Look at the data below and print exactly the lines from its first line through the line with "(0,0) rectangle (800,1132);"; the pictures stay out of the copy.

Data shown:
◇ ◇ ◇ ◇ ◇
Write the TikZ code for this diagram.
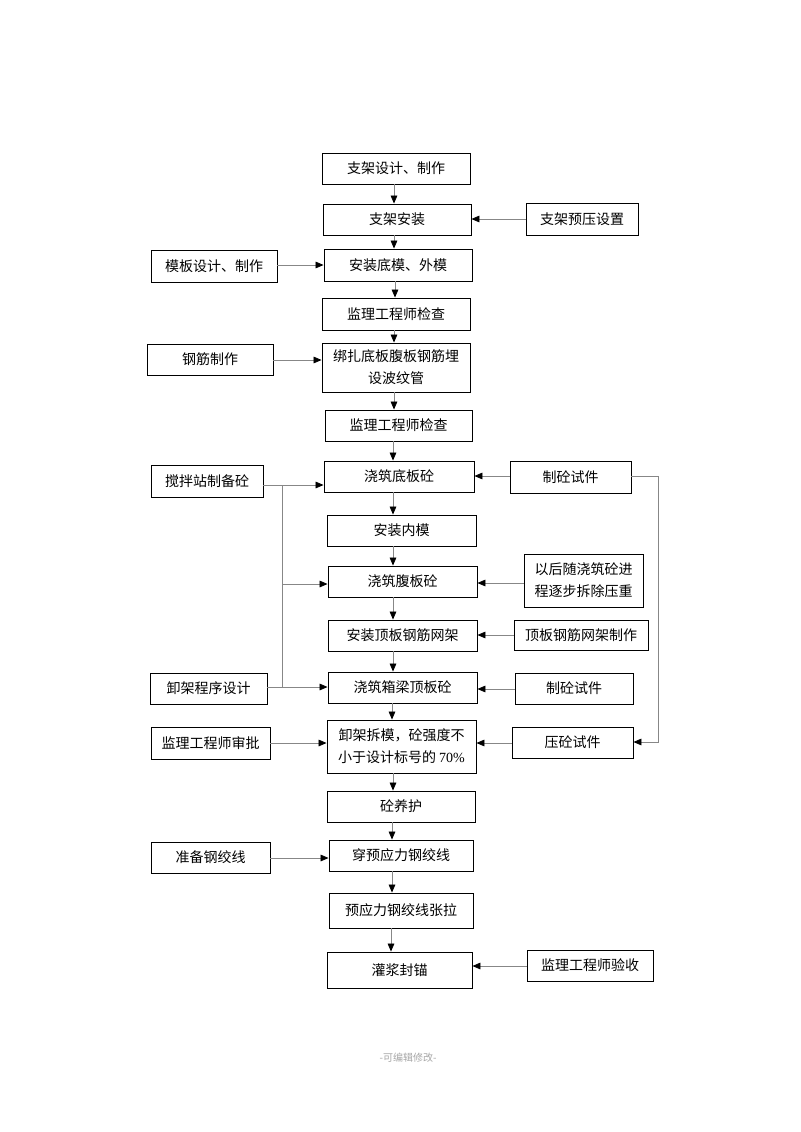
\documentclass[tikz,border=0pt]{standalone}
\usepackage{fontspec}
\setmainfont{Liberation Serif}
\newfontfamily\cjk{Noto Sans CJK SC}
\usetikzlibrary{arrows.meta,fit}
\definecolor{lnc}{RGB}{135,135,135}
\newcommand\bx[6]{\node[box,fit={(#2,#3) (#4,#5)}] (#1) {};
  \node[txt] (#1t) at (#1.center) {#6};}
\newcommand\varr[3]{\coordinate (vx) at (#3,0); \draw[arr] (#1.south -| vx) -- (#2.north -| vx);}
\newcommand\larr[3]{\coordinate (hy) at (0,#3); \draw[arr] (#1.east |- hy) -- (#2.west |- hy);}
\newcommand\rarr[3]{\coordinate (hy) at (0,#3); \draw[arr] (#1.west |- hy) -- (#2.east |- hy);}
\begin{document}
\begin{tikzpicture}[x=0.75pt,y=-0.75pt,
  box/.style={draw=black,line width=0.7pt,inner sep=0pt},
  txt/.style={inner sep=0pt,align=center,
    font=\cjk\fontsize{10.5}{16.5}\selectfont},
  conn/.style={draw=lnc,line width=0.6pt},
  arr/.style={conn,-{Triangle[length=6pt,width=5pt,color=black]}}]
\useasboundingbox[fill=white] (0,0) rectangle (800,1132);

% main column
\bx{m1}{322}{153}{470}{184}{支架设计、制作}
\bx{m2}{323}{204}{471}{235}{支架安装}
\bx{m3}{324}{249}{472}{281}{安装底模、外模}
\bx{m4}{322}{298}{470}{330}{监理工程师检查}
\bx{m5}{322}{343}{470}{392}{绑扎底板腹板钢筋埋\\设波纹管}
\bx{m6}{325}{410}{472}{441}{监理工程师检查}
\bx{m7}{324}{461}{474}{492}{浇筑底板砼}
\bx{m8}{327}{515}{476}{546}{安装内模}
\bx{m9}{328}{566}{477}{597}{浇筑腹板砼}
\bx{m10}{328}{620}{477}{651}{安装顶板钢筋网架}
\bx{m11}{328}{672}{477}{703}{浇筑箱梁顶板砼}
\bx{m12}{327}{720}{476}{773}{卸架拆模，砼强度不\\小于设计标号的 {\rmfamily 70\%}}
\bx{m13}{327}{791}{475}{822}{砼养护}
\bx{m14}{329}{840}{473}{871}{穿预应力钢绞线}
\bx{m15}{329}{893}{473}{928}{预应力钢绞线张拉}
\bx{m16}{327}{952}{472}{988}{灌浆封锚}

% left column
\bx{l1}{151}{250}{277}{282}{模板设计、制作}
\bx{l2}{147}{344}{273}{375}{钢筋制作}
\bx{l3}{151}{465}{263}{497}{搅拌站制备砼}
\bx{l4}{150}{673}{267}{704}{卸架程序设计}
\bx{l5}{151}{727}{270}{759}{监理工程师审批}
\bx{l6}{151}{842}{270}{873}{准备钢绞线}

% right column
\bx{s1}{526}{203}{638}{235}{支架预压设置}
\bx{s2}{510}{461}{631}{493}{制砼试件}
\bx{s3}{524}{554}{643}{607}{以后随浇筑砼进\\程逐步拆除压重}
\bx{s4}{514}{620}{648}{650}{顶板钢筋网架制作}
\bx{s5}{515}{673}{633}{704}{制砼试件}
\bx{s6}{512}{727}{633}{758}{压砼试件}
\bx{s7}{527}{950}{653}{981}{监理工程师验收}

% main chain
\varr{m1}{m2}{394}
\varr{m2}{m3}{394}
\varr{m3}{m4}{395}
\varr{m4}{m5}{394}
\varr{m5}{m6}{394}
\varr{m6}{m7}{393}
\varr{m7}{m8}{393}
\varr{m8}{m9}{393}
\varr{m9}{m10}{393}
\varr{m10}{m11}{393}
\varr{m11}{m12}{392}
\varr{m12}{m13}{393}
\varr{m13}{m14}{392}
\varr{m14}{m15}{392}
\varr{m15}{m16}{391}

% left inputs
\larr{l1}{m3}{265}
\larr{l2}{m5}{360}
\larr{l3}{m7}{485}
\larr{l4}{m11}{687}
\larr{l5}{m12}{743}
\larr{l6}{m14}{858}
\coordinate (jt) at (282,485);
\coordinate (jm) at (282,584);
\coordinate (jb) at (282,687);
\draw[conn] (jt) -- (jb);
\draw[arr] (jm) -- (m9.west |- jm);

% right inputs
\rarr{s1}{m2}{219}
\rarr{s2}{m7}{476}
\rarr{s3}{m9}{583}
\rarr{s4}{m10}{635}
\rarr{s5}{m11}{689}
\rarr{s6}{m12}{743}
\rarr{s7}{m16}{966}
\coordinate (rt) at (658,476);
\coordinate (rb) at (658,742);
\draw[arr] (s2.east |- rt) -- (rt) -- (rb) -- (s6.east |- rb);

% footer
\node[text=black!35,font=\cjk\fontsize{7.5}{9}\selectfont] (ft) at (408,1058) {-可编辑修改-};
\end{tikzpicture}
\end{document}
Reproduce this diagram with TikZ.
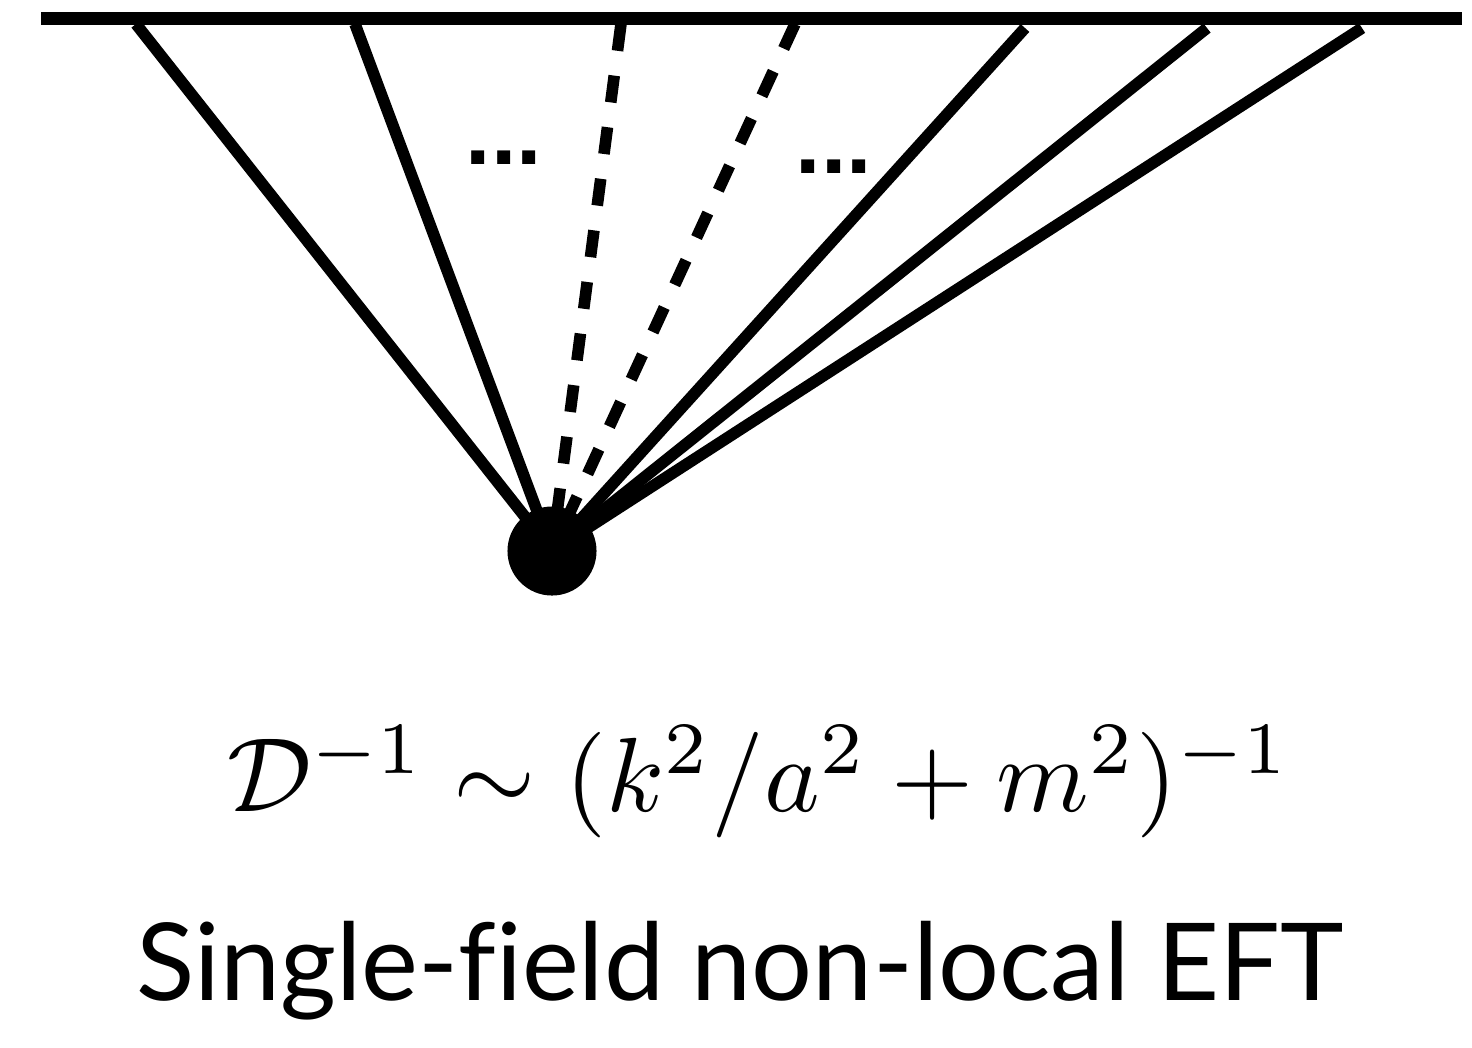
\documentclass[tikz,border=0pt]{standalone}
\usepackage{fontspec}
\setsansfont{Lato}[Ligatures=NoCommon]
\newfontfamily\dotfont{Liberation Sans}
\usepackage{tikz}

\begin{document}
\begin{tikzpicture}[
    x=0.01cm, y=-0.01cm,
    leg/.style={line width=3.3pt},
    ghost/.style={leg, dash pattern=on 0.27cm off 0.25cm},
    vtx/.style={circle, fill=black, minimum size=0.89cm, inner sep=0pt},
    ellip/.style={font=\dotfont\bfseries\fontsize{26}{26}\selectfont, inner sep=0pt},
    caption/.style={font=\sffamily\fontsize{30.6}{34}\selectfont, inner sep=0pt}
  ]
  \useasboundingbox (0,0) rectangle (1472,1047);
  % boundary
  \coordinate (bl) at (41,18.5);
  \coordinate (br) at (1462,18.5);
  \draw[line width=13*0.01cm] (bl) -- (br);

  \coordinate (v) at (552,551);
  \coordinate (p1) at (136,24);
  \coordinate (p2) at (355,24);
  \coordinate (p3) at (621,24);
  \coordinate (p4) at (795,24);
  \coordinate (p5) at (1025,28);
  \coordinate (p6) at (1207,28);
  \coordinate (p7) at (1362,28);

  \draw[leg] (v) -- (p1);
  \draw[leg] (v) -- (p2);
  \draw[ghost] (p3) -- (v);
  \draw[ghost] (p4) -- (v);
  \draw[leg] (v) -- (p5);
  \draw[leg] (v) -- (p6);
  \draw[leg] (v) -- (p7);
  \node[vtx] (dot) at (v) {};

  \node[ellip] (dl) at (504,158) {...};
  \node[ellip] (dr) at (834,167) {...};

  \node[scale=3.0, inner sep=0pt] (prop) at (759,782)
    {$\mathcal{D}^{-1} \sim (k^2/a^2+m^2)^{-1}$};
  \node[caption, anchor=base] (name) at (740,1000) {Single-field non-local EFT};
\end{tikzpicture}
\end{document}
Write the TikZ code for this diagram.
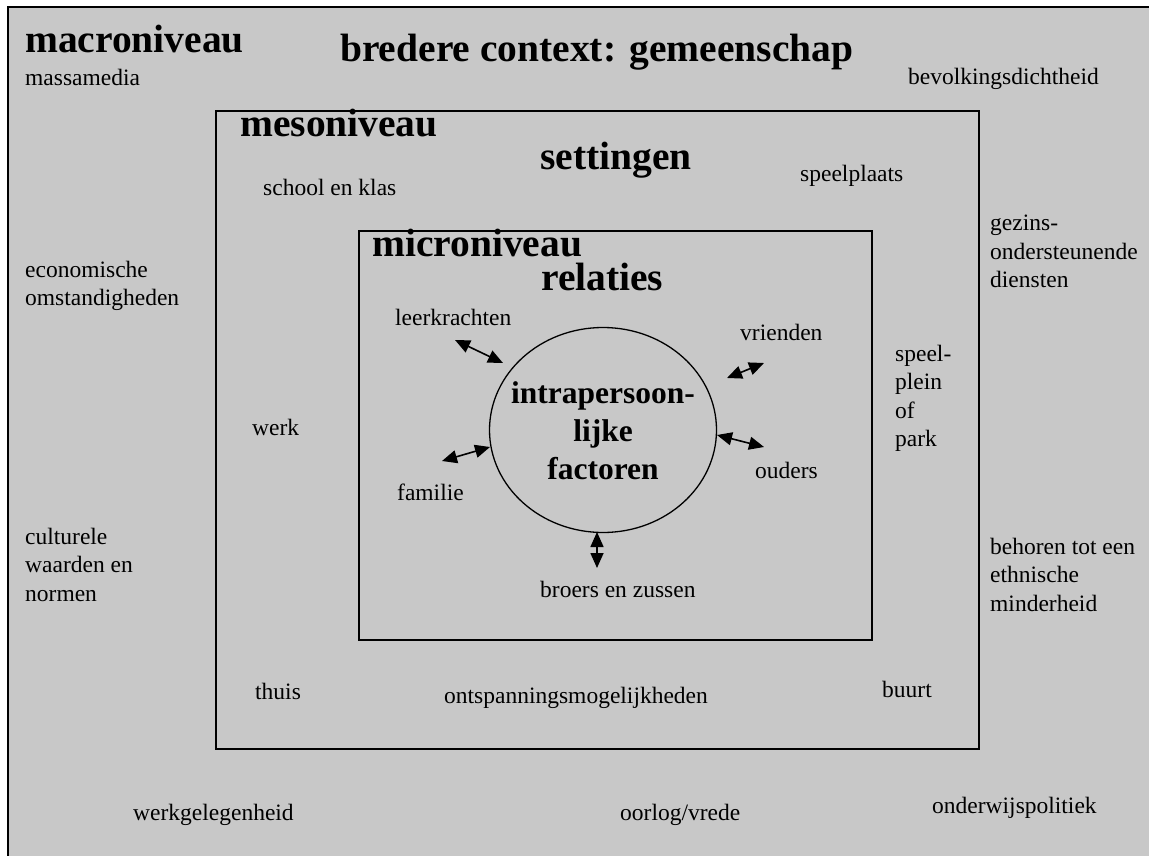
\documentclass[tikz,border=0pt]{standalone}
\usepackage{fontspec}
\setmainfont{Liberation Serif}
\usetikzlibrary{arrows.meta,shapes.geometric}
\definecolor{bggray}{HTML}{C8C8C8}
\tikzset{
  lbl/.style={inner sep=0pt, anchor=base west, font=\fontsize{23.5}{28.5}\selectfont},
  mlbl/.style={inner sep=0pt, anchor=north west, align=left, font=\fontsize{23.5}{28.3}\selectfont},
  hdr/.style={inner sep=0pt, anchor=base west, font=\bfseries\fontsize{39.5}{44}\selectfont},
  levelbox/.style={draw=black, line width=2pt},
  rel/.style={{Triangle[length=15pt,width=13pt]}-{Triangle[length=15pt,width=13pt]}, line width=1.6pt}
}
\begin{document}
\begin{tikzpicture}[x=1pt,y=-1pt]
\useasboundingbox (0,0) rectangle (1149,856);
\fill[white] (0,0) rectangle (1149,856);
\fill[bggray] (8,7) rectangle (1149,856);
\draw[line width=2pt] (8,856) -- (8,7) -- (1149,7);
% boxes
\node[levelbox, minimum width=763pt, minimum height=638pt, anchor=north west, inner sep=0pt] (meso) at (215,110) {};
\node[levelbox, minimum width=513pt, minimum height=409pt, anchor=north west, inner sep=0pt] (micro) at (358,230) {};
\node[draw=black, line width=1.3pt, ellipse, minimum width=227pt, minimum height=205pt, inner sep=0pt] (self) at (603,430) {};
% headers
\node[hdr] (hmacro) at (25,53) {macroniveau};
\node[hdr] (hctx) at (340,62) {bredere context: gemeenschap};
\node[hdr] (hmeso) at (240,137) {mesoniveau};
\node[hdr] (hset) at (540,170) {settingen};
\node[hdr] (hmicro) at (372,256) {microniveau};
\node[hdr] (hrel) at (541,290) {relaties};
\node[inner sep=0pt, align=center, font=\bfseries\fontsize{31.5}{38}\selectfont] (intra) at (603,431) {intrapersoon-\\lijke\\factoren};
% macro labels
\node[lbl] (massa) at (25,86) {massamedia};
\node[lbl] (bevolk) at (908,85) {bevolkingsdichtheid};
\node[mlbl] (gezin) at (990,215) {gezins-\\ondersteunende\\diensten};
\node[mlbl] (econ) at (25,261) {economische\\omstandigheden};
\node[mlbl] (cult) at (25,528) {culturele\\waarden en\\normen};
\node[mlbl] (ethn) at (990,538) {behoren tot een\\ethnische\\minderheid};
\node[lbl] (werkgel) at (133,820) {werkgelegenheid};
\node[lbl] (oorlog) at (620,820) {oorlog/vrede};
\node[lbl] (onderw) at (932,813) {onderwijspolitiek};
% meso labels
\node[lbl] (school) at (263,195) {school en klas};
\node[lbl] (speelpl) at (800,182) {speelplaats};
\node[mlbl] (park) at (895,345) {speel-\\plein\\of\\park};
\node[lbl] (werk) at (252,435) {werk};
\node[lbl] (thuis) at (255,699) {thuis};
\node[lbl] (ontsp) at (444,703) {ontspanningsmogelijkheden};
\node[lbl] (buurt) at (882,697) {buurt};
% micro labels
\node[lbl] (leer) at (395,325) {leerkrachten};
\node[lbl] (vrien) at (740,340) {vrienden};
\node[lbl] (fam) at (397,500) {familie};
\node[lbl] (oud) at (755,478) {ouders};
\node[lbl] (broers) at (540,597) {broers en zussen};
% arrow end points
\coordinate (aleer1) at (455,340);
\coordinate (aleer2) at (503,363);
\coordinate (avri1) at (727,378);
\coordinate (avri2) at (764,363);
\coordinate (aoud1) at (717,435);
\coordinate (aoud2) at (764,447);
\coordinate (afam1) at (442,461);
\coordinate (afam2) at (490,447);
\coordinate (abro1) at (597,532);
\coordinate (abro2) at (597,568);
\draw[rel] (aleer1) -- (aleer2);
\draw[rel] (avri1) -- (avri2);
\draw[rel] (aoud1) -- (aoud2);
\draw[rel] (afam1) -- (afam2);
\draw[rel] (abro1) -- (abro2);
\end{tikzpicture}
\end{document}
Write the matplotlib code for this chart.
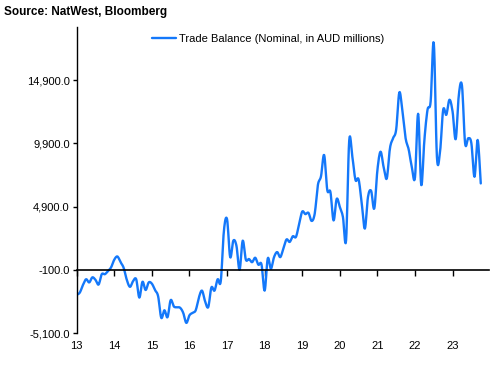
◇ ◇ ◇ ◇ ◇
Reply to the exercise:
Write the TikZ code for this diagram.
\documentclass[tikz,border=0pt]{standalone}
\usepackage{fontspec}
\setmainfont{Liberation Serif}
\newfontfamily\cjk{Noto Sans CJK SC}
\usetikzlibrary{arrows.meta,fit}
\definecolor{lnc}{RGB}{135,135,135}
\newcommand\bx[6]{\node[box,fit={(#2,#3) (#4,#5)}] (#1) {};
  \node[txt] (#1t) at (#1.center) {#6};}
\newcommand\varr[3]{\coordinate (vx) at (#3,0); \draw[arr] (#1.south -| vx) -- (#2.north -| vx);}
\newcommand\larr[3]{\coordinate (hy) at (0,#3); \draw[arr] (#1.east |- hy) -- (#2.west |- hy);}
\newcommand\rarr[3]{\coordinate (hy) at (0,#3); \draw[arr] (#1.west |- hy) -- (#2.east |- hy);}
\begin{document}
\begin{tikzpicture}[x=0.75pt,y=-0.75pt,
  box/.style={draw=black,line width=0.7pt,inner sep=0pt},
  txt/.style={inner sep=0pt,align=center,
    font=\cjk\fontsize{10.5}{16.5}\selectfont},
  conn/.style={draw=lnc,line width=0.6pt},
  arr/.style={conn,-{Triangle[length=6pt,width=5pt,color=black]}}]
\useasboundingbox[fill=white] (0,0) rectangle (800,1132);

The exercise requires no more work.